Ringfort (Rath), Parkbeg, Co. Waterford
Co. Waterford |
Ringforts
On a gently sloping field in County Waterford, a slightly uneven ring of grass marks what was once an enclosed settlement, so worn by time that it barely registered on the Ordnance Survey's six-inch map of 1840, appearing as little more than a faint circular trace. That faintness is itself telling. A ringfort, or rath, was typically a circular enclosure defined by an earthen bank and ditch, used as a farmstead during the early medieval period, roughly between the fifth and twelfth centuries. At Parkbeg, the enclosure survives as a subcircular area measuring approximately 35.5 metres east to west and 33 metres north to south, defined on its south-western to north-western and south-eastern sides by a low bank, and elsewhere by a scarp that rises between 0.6 and 1.3 metres. It is modest in scale and quiet in presence, the kind of site that rewards a careful eye rather than a casual glance.
The slight dip in the perimeter at the east-south-east may indicate where the original entrance once stood, a common placement in Irish ringforts, which often oriented their openings away from prevailing westerly winds and towards the morning light.

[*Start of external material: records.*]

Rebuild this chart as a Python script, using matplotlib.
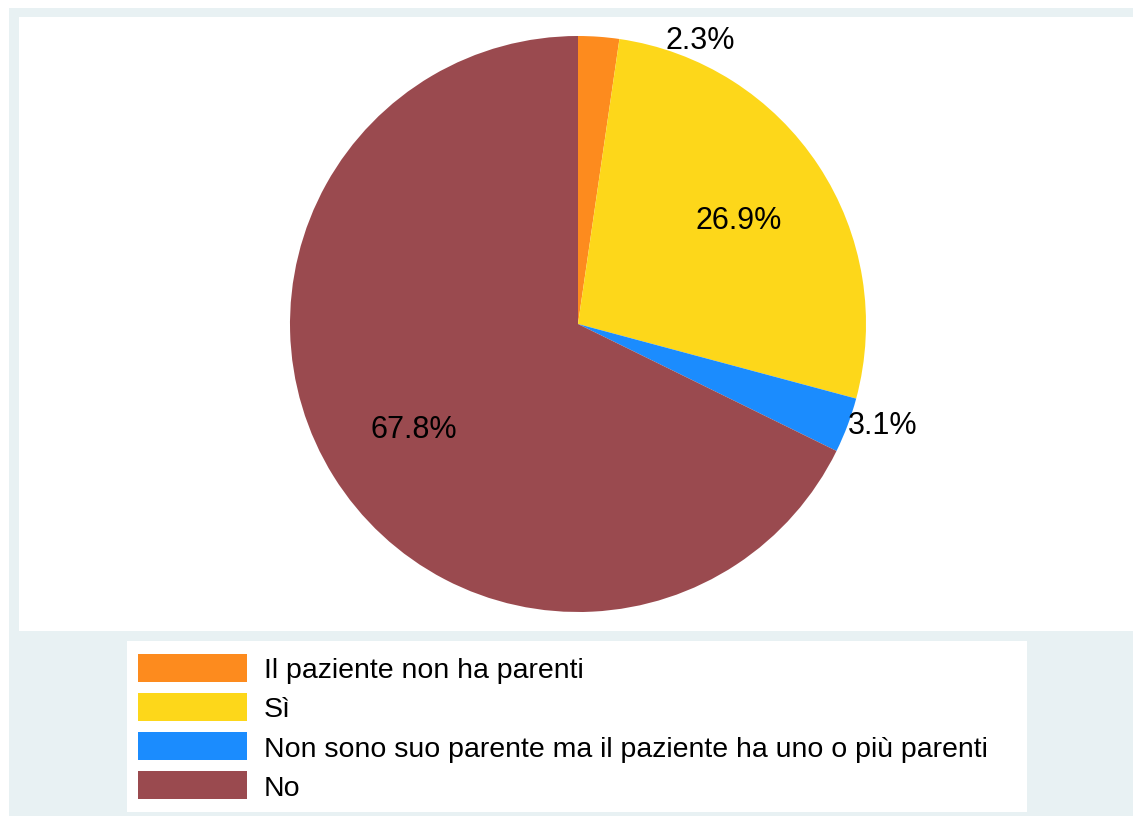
import matplotlib
matplotlib.use("Agg")
import matplotlib.pyplot as plt
from matplotlib.patches import Rectangle
import numpy as np

plt.rcParams['font.family'] = ['Liberation Sans', 'DejaVu Sans']

categories = ["Il paziente non ha parenti", "Sì",
              "Non sono suo parente ma il paziente ha uno o più parenti", "No"]
values = [2.3, 26.9, 3.1, 67.8]
colors = ["#FD8B1E", "#FDD71A", "#1B8CFE", "#9A4A4F"]

W, H = 1133, 828
fig = plt.figure(figsize=(W / 100, H / 100), dpi=100)
fig.patch.set_facecolor("white")

def fr(x0, y0, x1, y1):
    return (x0 / W, 1 - y1 / H, (x1 - x0) / W, (y1 - y0) / H)

# outer graph region (bluish) and plot region (white)
l, b, w, h = fr(9, 9, 1140, 817)
fig.patches.append(Rectangle((l, b), w, h, transform=fig.transFigure,
                             facecolor="#E8F1F3", edgecolor="none", zorder=-3))
l, b, w, h = fr(19, 18, 1140, 632)
fig.patches.append(Rectangle((l, b), w, h, transform=fig.transFigure,
                             facecolor="white", edgecolor="none", zorder=-2))
# legend box
l, b, w, h = fr(127, 642, 1027, 813)
fig.patches.append(Rectangle((l, b), w, h, transform=fig.transFigure,
                             facecolor="white", edgecolor="none", zorder=-2))

# pie axes: center (578,325), radius 288 px
cx, cy, r = 578, 325, 288
ax = fig.add_axes(fr(cx - r, cy - r, cx + r, cy + r))
ax.set_zorder(1)
ax.set_facecolor("none")
wedges, _ = ax.pie(values, colors=colors, startangle=90, counterclock=False,
                   radius=1, wedgeprops=dict(linewidth=0))
ax.set_xlim(-1, 1)
ax.set_ylim(-1, 1)
ax.axis("off")

lfs = 22
fs = 20.5
for wdg, v in zip(wedges, values):
    mid = np.deg2rad((wdg.theta1 + wdg.theta2) / 2)
    txt = f"{v:.1f}%"
    if v < 10:
        x, y = np.cos(mid) * 1.0, np.sin(mid) * 1.0
        dx, dy = 0, 0
        if y > 0.9:
            x += 0.23
            dy = -3
        ax.annotate(txt, (x, y), xytext=(dx, dy), textcoords="offset pixels",
                    ha="left", va="center", fontsize=lfs, color="black",
                    annotation_clip=False)
    else:
        ax.annotate(txt, (np.cos(mid) * 0.67, np.sin(mid) * 0.67),
                    xytext=(0, -2.5), textcoords="offset pixels",
                    ha="center", va="center", fontsize=lfs, color="black")

leg = fig.legend(wedges, categories, loc="upper left",
                 bbox_to_anchor=(138 / W, 1 - 654.5 / H),
                 frameon=False, fontsize=fs, borderpad=0, borderaxespad=0,
                 handlelength=3.82, handleheight=1.15, handletextpad=0.6,
                 labelspacing=0.33)
leg.set_zorder(2)

fig.savefig("out.png", dpi=100, facecolor=fig.get_facecolor())
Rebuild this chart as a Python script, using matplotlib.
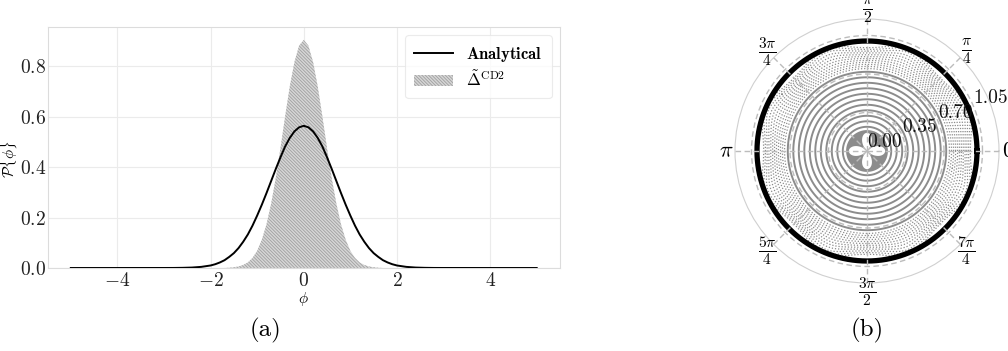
import numpy as np
import matplotlib
matplotlib.use("Agg")
import matplotlib.pyplot as plt

plt.rcParams['font.family'] = 'cmr10'
plt.rcParams['mathtext.fontset'] = 'cm'
plt.rcParams['axes.formatter.use_mathtext'] = True
plt.rcParams['hatch.linewidth'] = 0.6
plt.rcParams['axes.unicode_minus'] = True

# ---- panel (a): probability densities of phi ----
phi_analytical = [-5.0, -4.0, -3.0, -2.8, -2.6, -2.4, -2.2, -2.0, -1.9, -1.8, -1.7, -1.6,
                  -1.5, -1.4, -1.3, -1.2, -1.1, -1.0, -0.9, -0.8, -0.7, -0.6, -0.5, -0.4,
                  -0.3, -0.2, -0.1, 0.0, 0.1, 0.2, 0.3, 0.4, 0.5, 0.6, 0.7, 0.8, 0.9, 1.0,
                  1.1, 1.2, 1.3, 1.4, 1.5, 1.6, 1.7, 1.8, 1.9, 2.0, 2.2, 2.4, 2.6, 2.8,
                  3.0, 4.0, 5.0]
p_analytical = [0.0, 0.0, 0.0001, 0.0002, 0.0007, 0.0018, 0.0045, 0.010, 0.015, 0.022,
                0.031, 0.044, 0.059, 0.079, 0.104, 0.133, 0.168, 0.208, 0.251, 0.297,
                0.345, 0.393, 0.439, 0.482, 0.516, 0.542, 0.558, 0.564, 0.558, 0.542,
                0.516, 0.482, 0.439, 0.393, 0.345, 0.297, 0.251, 0.208, 0.168, 0.133,
                0.104, 0.079, 0.059, 0.044, 0.031, 0.022, 0.015, 0.010, 0.0045, 0.0018,
                0.0007, 0.0002, 0.0001, 0.0, 0.0]

phi_cd2 = [-1.7, -1.6, -1.5, -1.4, -1.3, -1.2, -1.1, -1.0, -0.9, -0.8, -0.7, -0.6, -0.5,
           -0.4, -0.3, -0.2, -0.1, 0.0, 0.1, 0.2, 0.3, 0.4, 0.5, 0.6, 0.7, 0.8, 0.9,
           1.0, 1.1, 1.2, 1.3, 1.4, 1.5, 1.6, 1.7]
p_cd2 = [0.0, 0.001, 0.003, 0.006, 0.012, 0.022, 0.040, 0.068, 0.112, 0.173, 0.255,
         0.357, 0.475, 0.601, 0.720, 0.817, 0.882, 0.905, 0.882, 0.817, 0.720, 0.601,
         0.475, 0.357, 0.255, 0.173, 0.112, 0.068, 0.040, 0.022, 0.012, 0.006, 0.003,
         0.001, 0.0]

x_ticks = [-4, -2, 0, 2, 4]
y_ticks = [0.0, 0.2, 0.4, 0.6, 0.8]

# ---- panel (b): polar contour levels ----
solid_levels = [0.22, 0.27, 0.32, 0.37, 0.42, 0.47, 0.52, 0.57, 0.62, 0.67, 0.72]
dotted_levels = [0.75, 0.77, 0.79, 0.81, 0.83, 0.85, 0.87, 0.89, 0.91, 0.93, 0.95, 0.97]
boundary_radius = 1.0
r_ticks = [0.00, 0.35, 0.70, 1.05]
r_labels = ['0.00', '0.35', '0.70', '1.05']
theta_labels = [r'$0$', r'$\frac{\pi}{4}$', r'$\frac{\pi}{2}$', r'$\frac{3\pi}{4}$',
                r'$\pi$', r'$\frac{5\pi}{4}$', r'$\frac{3\pi}{2}$', r'$\frac{7\pi}{4}$']

fig = plt.figure(figsize=(10.08, 3.51), dpi=100)

ax = fig.add_axes([47.5/1008, 83/351, 512.5/1008, 241/351])
ax.set_facecolor('white')
ax.fill_between(phi_cd2, p_cd2, 0, facecolor='#d6d6d6', edgecolor='#a0a0a0',
                hatch='\\' * 10, linewidth=0,
                label=r'$\tilde{\mathbf{\Delta}}^{\mathrm{CD2}}$', zorder=2)
ax.plot(phi_analytical, p_analytical, color='black', lw=1.4,
        label=r'$\mathbf{Analytical}$', zorder=3)
ax.set_xlim(-5.5, 5.5)
ax.set_ylim(0, 0.956)
ax.set_xticks(x_ticks)
ax.set_yticks(y_ticks)
ax.grid(True, color='#ebebeb', lw=0.8)
ax.set_axisbelow(True)
for s in ax.spines.values():
    s.set_color('#dcdcdc')
    s.set_linewidth(0.8)
ax.tick_params(length=0, labelsize=14, colors='#222222')
ax.tick_params(axis='y', pad=1)
ax.tick_params(axis='x', pad=3)
ax.set_xlabel(r'$\phi$', fontsize=11, labelpad=0)
ax.set_ylabel(r'$\mathcal{P}\{\phi\}$', fontsize=11)
ax.yaxis.set_label_coords(-0.053, 0.45)
handles, labels = ax.get_legend_handles_labels()
leg = ax.legend(handles[::-1], labels[::-1], loc='upper right',
                fontsize=12, frameon=True, handlelength=2.3, borderpad=0.55,
                labelspacing=0.35, fancybox=True)
leg.get_frame().set_edgecolor('#e6e6e6')
leg.get_frame().set_linewidth(0.8)

# ---- polar panel ----
pax = fig.add_axes([735/1008, 68/351, 264/1008, 264/351], projection='polar')
pax.set_ylim(0, 1.2)

tt = np.linspace(0, 2*np.pi, 1441)
rr = np.linspace(0, 1.2, 361)
T, R = np.meshgrid(tt, rr)
weight = np.clip((R - 0.72) / 0.28, 0, None) ** 2
Z = R + 0.05 * weight * np.cos(8 * T)
Z = np.where(R > 0.985, np.nan, Z)
pax.contour(T, R, Z, levels=solid_levels, colors='#8c8c8c', linewidths=1.4, zorder=1)
pax.contour(T, R, Z, levels=dotted_levels, colors='#8c8c8c', linewidths=0.9,
            linestyles=[(0, (1, 1.5))], zorder=1)

# central disk with four open petals
pax.fill(tt, np.full_like(tt, 0.19), color='#8c8c8c', lw=0, zorder=1)
pax.fill(tt, 0.165 * np.abs(np.cos(2 * tt)), color='white', lw=0, zorder=1)

pax.plot(tt, np.full_like(tt, boundary_radius), color='black', lw=3.8, zorder=2)

pax.set_axisbelow(False)
pax.set_rticks(r_ticks)
pax.set_yticklabels(r_labels)
pax.set_rlabel_position(22.5)
pax.set_xticks(np.arange(8) * np.pi / 4)
pax.set_xticklabels(theta_labels)
pax.tick_params(axis='x', labelsize=16, pad=-4)
pax.tick_params(axis='y', labelsize=14, colors='#111111')
pax.grid(True, color='#bcbcbc', lw=1.0, linestyle=(0, (4, 2.5)))
pax.spines['polar'].set_color('#d0d0d0')
pax.spines['polar'].set_linewidth(0.8)

fig.text(265/1008, 1 - 330/351, '(a)', ha='center', va='center', fontsize=18)
fig.text(867/1008, 1 - 330/351, '(b)', ha='center', va='center', fontsize=18)

fig.savefig('out.png', dpi=100, facecolor='white')
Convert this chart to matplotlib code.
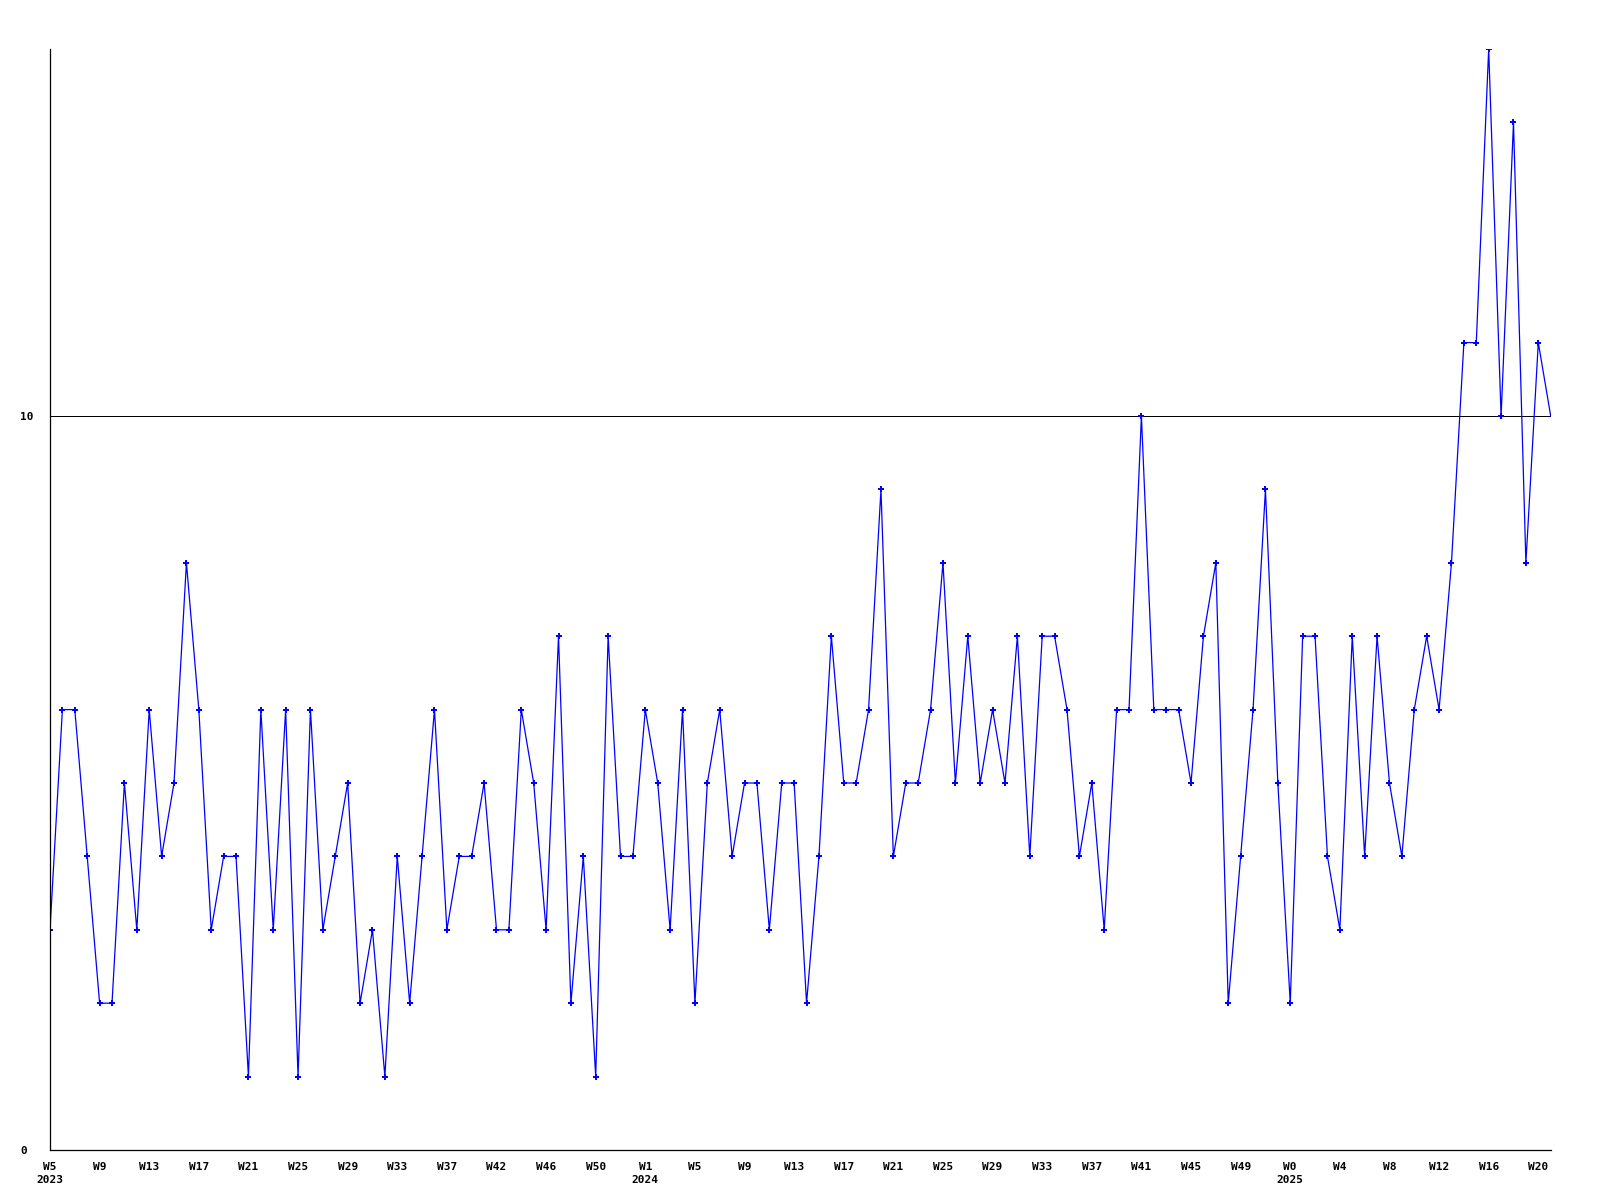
import matplotlib
matplotlib.use('Agg')
from matplotlib import pyplot as plt

# weekly counts, W5 2023 .. W21 2025
values = [3, 6, 6, 4, 2, 2, 5, 3, 6, 4, 5, 8, 6, 3, 4, 4, 1, 6, 3, 6,
          1, 6, 3, 4, 5, 2, 3, 1, 4, 2, 4, 6, 3, 4, 4, 5, 3, 3, 6, 5,
          3, 7, 2, 4, 1, 7, 4, 4, 6, 5, 3, 6, 2, 5, 6, 4, 5, 5, 3, 5,
          5, 2, 4, 7, 5, 5, 6, 9, 4, 5, 5, 6, 8, 5, 7, 5, 6, 5, 7, 4,
          7, 7, 6, 4, 5, 3, 6, 6, 10, 6, 6, 6, 5, 7, 8, 2, 4, 6, 9, 5,
          2, 7, 7, 4, 3, 7, 4, 7, 5, 4, 6, 7, 6, 8, 11, 11, 15, 10, 14, 8,
          11, 10]

week_labels = ['W5', 'W9', 'W13', 'W17', 'W21', 'W25', 'W29', 'W33', 'W37',
               'W42', 'W46', 'W50',
               'W1', 'W5', 'W9', 'W13', 'W17', 'W21', 'W25', 'W29', 'W33',
               'W37', 'W41', 'W45', 'W49',
               'W0', 'W4', 'W8', 'W12', 'W16', 'W20']
year_labels = ['2023'] + [''] * 11 + ['2024'] + [''] * 12 + ['2025'] + [''] * 5

y_ticks = [0, 10]

plt.rcParams['font.family'] = 'DejaVu Sans Mono'
plt.rcParams['font.weight'] = 'bold'
plt.rcParams['font.size'] = 8

fig = plt.figure(figsize=(16, 12), dpi=100)
ax = fig.add_axes([50 / 1600, 1 - 1150 / 1200, 1500.7 / 1600, 1101 / 1200])

x = list(range(len(values)))
ax.axhline(10, color='black', lw=0.72, zorder=1)
ax.plot(x, values, color='#0000ff', lw=0.9, zorder=2,
        marker='P', markersize=4.5, markeredgewidth=0,
        markevery=list(range(len(values) - 1)))

ax.set_xlim(0, len(values) - 1)
ax.set_ylim(0, 15)

ticks = list(range(0, len(values), 4))
labels = [w + '\n' + y for w, y in zip(week_labels, year_labels)]
ax.set_xticks(ticks)
ax.set_xticklabels(labels, linespacing=1.45, va='top')
ax.set_yticks(y_ticks)
ax.set_yticklabels([str(v) for v in y_ticks], ha='left')
ax.tick_params(axis='x', length=0, pad=8.5)
ax.tick_params(axis='y', length=0, pad=21.6)

for side in ['top', 'right']:
    ax.spines[side].set_visible(False)
for side in ['left', 'bottom']:
    ax.spines[side].set_linewidth(0.9)

fig.savefig('out.png', dpi=100)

The site sits towards the bottom of a south-east-facing slope, a position that would have offered reasonable drainage and some shelter, practical considerations that mattered greatly to whoever chose this ground. It is also adjacent to a separate earthwork site, suggesting that this corner of Parkbeg held some sustained significance in the landscape, whether as a cluster of related farmsteads or as part of a broader pattern of early settlement in the area.